__EXERCISE PROMPT__:
No images are to be carried over; print all other material exactly as it stands.

__SOURCE MATERIAL__:

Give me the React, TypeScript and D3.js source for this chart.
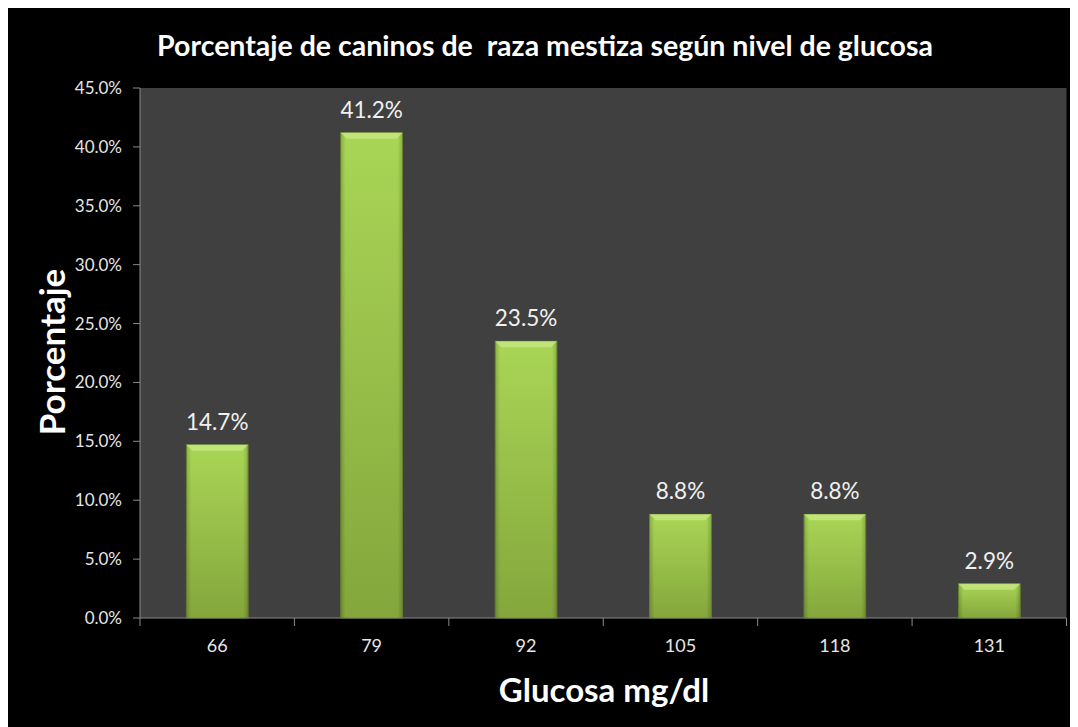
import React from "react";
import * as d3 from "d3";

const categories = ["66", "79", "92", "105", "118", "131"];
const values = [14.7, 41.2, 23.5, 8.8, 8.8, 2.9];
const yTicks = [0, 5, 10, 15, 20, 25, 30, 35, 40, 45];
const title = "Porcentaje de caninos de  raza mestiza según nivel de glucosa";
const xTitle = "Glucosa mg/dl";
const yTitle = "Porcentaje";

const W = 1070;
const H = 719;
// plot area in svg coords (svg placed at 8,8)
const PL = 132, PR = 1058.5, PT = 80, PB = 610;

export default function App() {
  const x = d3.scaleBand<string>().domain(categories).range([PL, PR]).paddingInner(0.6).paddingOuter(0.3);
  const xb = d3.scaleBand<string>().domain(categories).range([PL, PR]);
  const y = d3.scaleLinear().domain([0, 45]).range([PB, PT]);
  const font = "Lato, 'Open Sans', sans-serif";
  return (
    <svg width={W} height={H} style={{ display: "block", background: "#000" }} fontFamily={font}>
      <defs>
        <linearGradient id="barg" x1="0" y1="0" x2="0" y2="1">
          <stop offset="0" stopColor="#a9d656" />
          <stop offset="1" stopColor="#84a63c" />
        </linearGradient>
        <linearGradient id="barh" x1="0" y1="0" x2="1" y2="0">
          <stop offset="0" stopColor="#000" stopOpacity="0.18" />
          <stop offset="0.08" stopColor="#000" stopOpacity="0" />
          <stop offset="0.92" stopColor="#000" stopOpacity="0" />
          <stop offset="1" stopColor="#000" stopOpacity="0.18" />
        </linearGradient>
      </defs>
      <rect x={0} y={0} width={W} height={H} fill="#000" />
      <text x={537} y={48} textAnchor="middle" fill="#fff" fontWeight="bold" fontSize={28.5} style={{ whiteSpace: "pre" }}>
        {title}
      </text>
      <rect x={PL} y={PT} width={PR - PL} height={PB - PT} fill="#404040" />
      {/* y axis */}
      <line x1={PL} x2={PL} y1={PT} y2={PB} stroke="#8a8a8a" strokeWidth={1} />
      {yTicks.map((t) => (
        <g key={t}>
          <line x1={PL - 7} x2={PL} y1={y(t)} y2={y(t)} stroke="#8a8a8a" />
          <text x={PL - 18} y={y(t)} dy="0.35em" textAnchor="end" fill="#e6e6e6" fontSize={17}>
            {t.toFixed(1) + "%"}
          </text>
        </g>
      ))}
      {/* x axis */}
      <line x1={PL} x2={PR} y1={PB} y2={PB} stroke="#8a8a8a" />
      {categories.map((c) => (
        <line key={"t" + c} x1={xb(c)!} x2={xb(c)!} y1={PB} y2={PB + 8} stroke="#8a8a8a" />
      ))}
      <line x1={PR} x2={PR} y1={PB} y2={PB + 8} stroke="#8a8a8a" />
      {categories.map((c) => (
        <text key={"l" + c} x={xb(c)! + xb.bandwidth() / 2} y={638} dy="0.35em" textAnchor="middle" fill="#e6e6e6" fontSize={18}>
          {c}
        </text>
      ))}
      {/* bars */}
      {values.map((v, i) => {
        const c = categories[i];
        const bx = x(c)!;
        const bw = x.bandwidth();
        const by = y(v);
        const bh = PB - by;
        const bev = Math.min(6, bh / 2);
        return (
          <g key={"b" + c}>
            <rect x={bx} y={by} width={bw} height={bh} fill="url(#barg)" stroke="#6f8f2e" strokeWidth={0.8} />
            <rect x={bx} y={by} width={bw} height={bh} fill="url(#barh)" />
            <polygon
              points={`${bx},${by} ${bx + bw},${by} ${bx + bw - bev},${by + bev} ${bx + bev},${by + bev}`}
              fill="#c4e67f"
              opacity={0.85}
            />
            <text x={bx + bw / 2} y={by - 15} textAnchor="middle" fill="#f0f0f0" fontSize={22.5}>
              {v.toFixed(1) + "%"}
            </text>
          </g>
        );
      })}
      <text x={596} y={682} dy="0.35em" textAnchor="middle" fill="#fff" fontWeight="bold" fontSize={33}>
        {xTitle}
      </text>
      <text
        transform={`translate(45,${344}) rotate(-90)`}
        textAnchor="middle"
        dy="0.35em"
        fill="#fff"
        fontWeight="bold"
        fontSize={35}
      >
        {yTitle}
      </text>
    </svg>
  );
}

__FINAL RESULT__:
Give me the React, TypeScript and D3.js source for this chart.
import React from "react";
import * as d3 from "d3";

const categories = ["66", "79", "92", "105", "118", "131"];
const values = [14.7, 41.2, 23.5, 8.8, 8.8, 2.9];
const yTicks = [0, 5, 10, 15, 20, 25, 30, 35, 40, 45];
const title = "Porcentaje de caninos de  raza mestiza según nivel de glucosa";
const xTitle = "Glucosa mg/dl";
const yTitle = "Porcentaje";

const W = 1070;
const H = 719;
// plot area in svg coords (svg placed at 8,8)
const PL = 132, PR = 1058.5, PT = 80, PB = 610;

export default function App() {
  const x = d3.scaleBand<string>().domain(categories).range([PL, PR]).paddingInner(0.6).paddingOuter(0.3);
  const xb = d3.scaleBand<string>().domain(categories).range([PL, PR]);
  const y = d3.scaleLinear().domain([0, 45]).range([PB, PT]);
  const font = "Lato, 'Open Sans', sans-serif";
  return (
    <svg width={W} height={H} style={{ display: "block", background: "#000" }} fontFamily={font}>
      <defs>
        <linearGradient id="barg" x1="0" y1="0" x2="0" y2="1">
          <stop offset="0" stopColor="#a9d656" />
          <stop offset="1" stopColor="#84a63c" />
        </linearGradient>
        <linearGradient id="barh" x1="0" y1="0" x2="1" y2="0">
          <stop offset="0" stopColor="#000" stopOpacity="0.18" />
          <stop offset="0.08" stopColor="#000" stopOpacity="0" />
          <stop offset="0.92" stopColor="#000" stopOpacity="0" />
          <stop offset="1" stopColor="#000" stopOpacity="0.18" />
        </linearGradient>
      </defs>
      <rect x={0} y={0} width={W} height={H} fill="#000" />
      <text x={537} y={48} textAnchor="middle" fill="#fff" fontWeight="bold" fontSize={28.5} style={{ whiteSpace: "pre" }}>
        {title}
      </text>
      <rect x={PL} y={PT} width={PR - PL} height={PB - PT} fill="#404040" />
      {/* y axis */}
      <line x1={PL} x2={PL} y1={PT} y2={PB} stroke="#8a8a8a" strokeWidth={1} />
      {yTicks.map((t) => (
        <g key={t}>
          <line x1={PL - 7} x2={PL} y1={y(t)} y2={y(t)} stroke="#8a8a8a" />
          <text x={PL - 18} y={y(t)} dy="0.35em" textAnchor="end" fill="#e6e6e6" fontSize={17}>
            {t.toFixed(1) + "%"}
          </text>
        </g>
      ))}
      {/* x axis */}
      <line x1={PL} x2={PR} y1={PB} y2={PB} stroke="#8a8a8a" />
      {categories.map((c) => (
        <line key={"t" + c} x1={xb(c)!} x2={xb(c)!} y1={PB} y2={PB + 8} stroke="#8a8a8a" />
      ))}
      <line x1={PR} x2={PR} y1={PB} y2={PB + 8} stroke="#8a8a8a" />
      {categories.map((c) => (
        <text key={"l" + c} x={xb(c)! + xb.bandwidth() / 2} y={638} dy="0.35em" textAnchor="middle" fill="#e6e6e6" fontSize={18}>
          {c}
        </text>
      ))}
      {/* bars */}
      {values.map((v, i) => {
        const c = categories[i];
        const bx = x(c)!;
        const bw = x.bandwidth();
        const by = y(v);
        const bh = PB - by;
        const bev = Math.min(6, bh / 2);
        return (
          <g key={"b" + c}>
            <rect x={bx} y={by} width={bw} height={bh} fill="url(#barg)" stroke="#6f8f2e" strokeWidth={0.8} />
            <rect x={bx} y={by} width={bw} height={bh} fill="url(#barh)" />
            <polygon
              points={`${bx},${by} ${bx + bw},${by} ${bx + bw - bev},${by + bev} ${bx + bev},${by + bev}`}
              fill="#c4e67f"
              opacity={0.85}
            />
            <text x={bx + bw / 2} y={by - 15} textAnchor="middle" fill="#f0f0f0" fontSize={22.5}>
              {v.toFixed(1) + "%"}
            </text>
          </g>
        );
      })}
      <text x={596} y={682} dy="0.35em" textAnchor="middle" fill="#fff" fontWeight="bold" fontSize={33}>
        {xTitle}
      </text>
      <text
        transform={`translate(45,${344}) rotate(-90)`}
        textAnchor="middle"
        dy="0.35em"
        fill="#fff"
        fontWeight="bold"
        fontSize={35}
      >
        {yTitle}
      </text>
    </svg>
  );
}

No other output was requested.